• [What this task involves]:
Starting at the top of the entries below, write out each line up to and including the one containing "plt.rcParams['font.family'] = ['Liberation". Leave the pictures out.

• [Records from a data collection]:

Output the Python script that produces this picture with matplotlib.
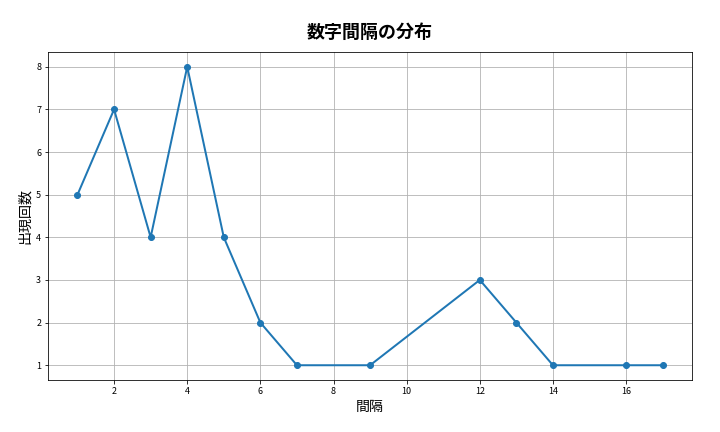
import matplotlib
matplotlib.use("Agg")
import matplotlib.pyplot as plt

plt.rcParams['font.family'] = ['Noto Sans CJK JP', 'DejaVu Sans']

intervals = [1, 2, 3, 4, 5, 6, 7, 9, 12, 13, 14, 16, 17]
counts = [5, 7, 4, 8, 4, 2, 1, 1, 3, 2, 1, 1, 1]

fig, ax = plt.subplots(figsize=(10, 6), dpi=72)
ax.plot(intervals, counts, marker="o", color="#1f77b4", linewidth=2, markersize=6)
ax.set_title("数字間隔の分布", fontsize=18, fontweight="bold", pad=14)
ax.set_xlabel("間隔", fontsize=14)
ax.set_ylabel("出現回数", fontsize=14)
ax.tick_params(labelsize=9)
ax.grid(True, color="#b0b0b0", linewidth=0.8)
fig.subplots_adjust(left=0.067, right=0.961, top=0.88, bottom=0.12)
fig.savefig("out.png", dpi=72)
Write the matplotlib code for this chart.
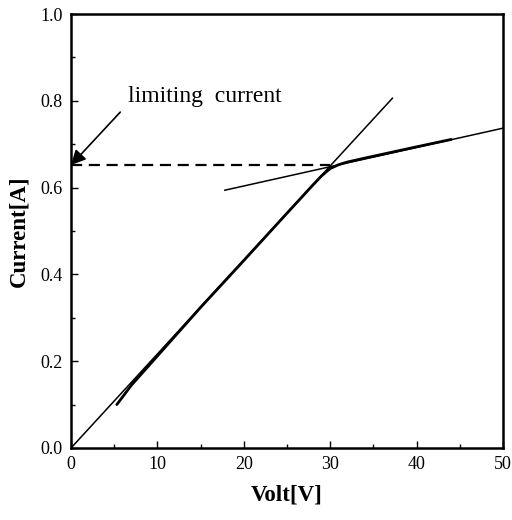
import matplotlib.pyplot as plt
import numpy as np

plt.rcParams['font.family'] = ['Liberation Serif', 'DejaVu Serif']

# measured I-V data
volt = [5.3, 7.0, 10.0, 15.0, 20.0, 25.0, 28.0, 29.0, 30.0, 31.0, 32.0, 34.0, 37.0, 40.0, 44.0]
curr = [0.100, 0.145, 0.212, 0.324, 0.432, 0.541, 0.606, 0.627, 0.644, 0.653, 0.659, 0.668, 0.681, 0.694, 0.711]

# tangent lines (end points)
ohm_x = [0.0, 37.2]
ohm_y = [0.0, 0.806]
sat_x = [17.8, 50.0]
sat_y = [0.594, 0.737]

# limiting current level
lim_x = [0.0, 30.0]
lim_y = [0.652, 0.652]

fig = plt.figure(figsize=(5.12, 5.2), dpi=100)
ax = fig.add_axes([0.1387, 0.1385, 0.8437, 0.8345])

ax.plot(volt, curr, color='k', lw=2.0, solid_capstyle='round')
ax.plot(ohm_x, ohm_y, color='k', lw=1.1)
ax.plot(sat_x, sat_y, color='k', lw=1.1)
ax.plot(lim_x, lim_y, color='k', lw=1.6, dashes=(5, 3))

ax.text(6.6, 0.81, 'limiting  current', fontsize=17, va='center', ha='left')
ax.annotate('', xy=(0.0, 0.652), xytext=(5.7, 0.774),
            arrowprops=dict(arrowstyle='-|>', mutation_scale=22, lw=1.2,
                            color='k', shrinkA=0, shrinkB=0))

ax.set_xlim(0, 50)
ax.set_ylim(0, 1.0)
ax.set_xticks([0, 10, 20, 30, 40, 50])
ax.set_xticks([5, 15, 25, 35, 45], minor=True)
ax.set_yticks([0.0, 0.2, 0.4, 0.6, 0.8, 1.0])
ax.set_yticks([0.1, 0.3, 0.5, 0.7, 0.9], minor=True)
ax.set_yticklabels(['0.0', '0.2', '0.4', '0.6', '0.8', '1.0'])
ax.tick_params(which='both', direction='in', labelsize=13, width=1.0)
ax.tick_params(which='major', length=5, pad=6)
ax.tick_params(which='minor', length=3)
for s in ax.spines.values():
    s.set_linewidth(1.8)

ax.set_xlabel('Volt[V]', fontsize=16.5, fontweight='bold', labelpad=8)
ax.set_ylabel('Current[A]', fontsize=16.5, fontweight='bold', labelpad=8)

fig.savefig('out.png', dpi=100)
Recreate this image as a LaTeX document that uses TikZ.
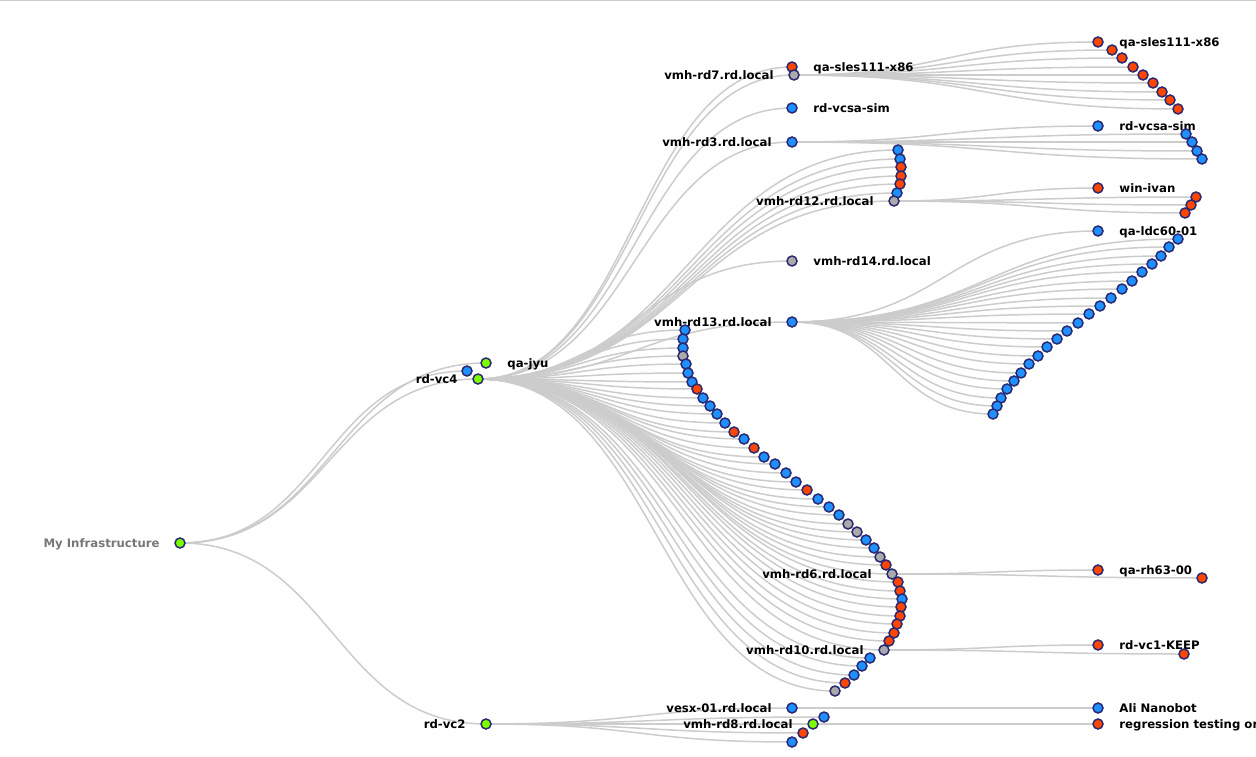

• [Response]:
Output the Python script that produces this picture with matplotlib.
import matplotlib
matplotlib.use("Agg")
import matplotlib.pyplot as plt

plt.rcParams['font.family'] = ['Noto Sans CJK JP', 'DejaVu Sans']

intervals = [1, 2, 3, 4, 5, 6, 7, 9, 12, 13, 14, 16, 17]
counts = [5, 7, 4, 8, 4, 2, 1, 1, 3, 2, 1, 1, 1]

fig, ax = plt.subplots(figsize=(10, 6), dpi=72)
ax.plot(intervals, counts, marker="o", color="#1f77b4", linewidth=2, markersize=6)
ax.set_title("数字間隔の分布", fontsize=18, fontweight="bold", pad=14)
ax.set_xlabel("間隔", fontsize=14)
ax.set_ylabel("出現回数", fontsize=14)
ax.tick_params(labelsize=9)
ax.grid(True, color="#b0b0b0", linewidth=0.8)
fig.subplots_adjust(left=0.067, right=0.961, top=0.88, bottom=0.12)
fig.savefig("out.png", dpi=72)
Write the matplotlib code for this chart.
import matplotlib.pyplot as plt
import numpy as np

plt.rcParams['font.family'] = ['Liberation Serif', 'DejaVu Serif']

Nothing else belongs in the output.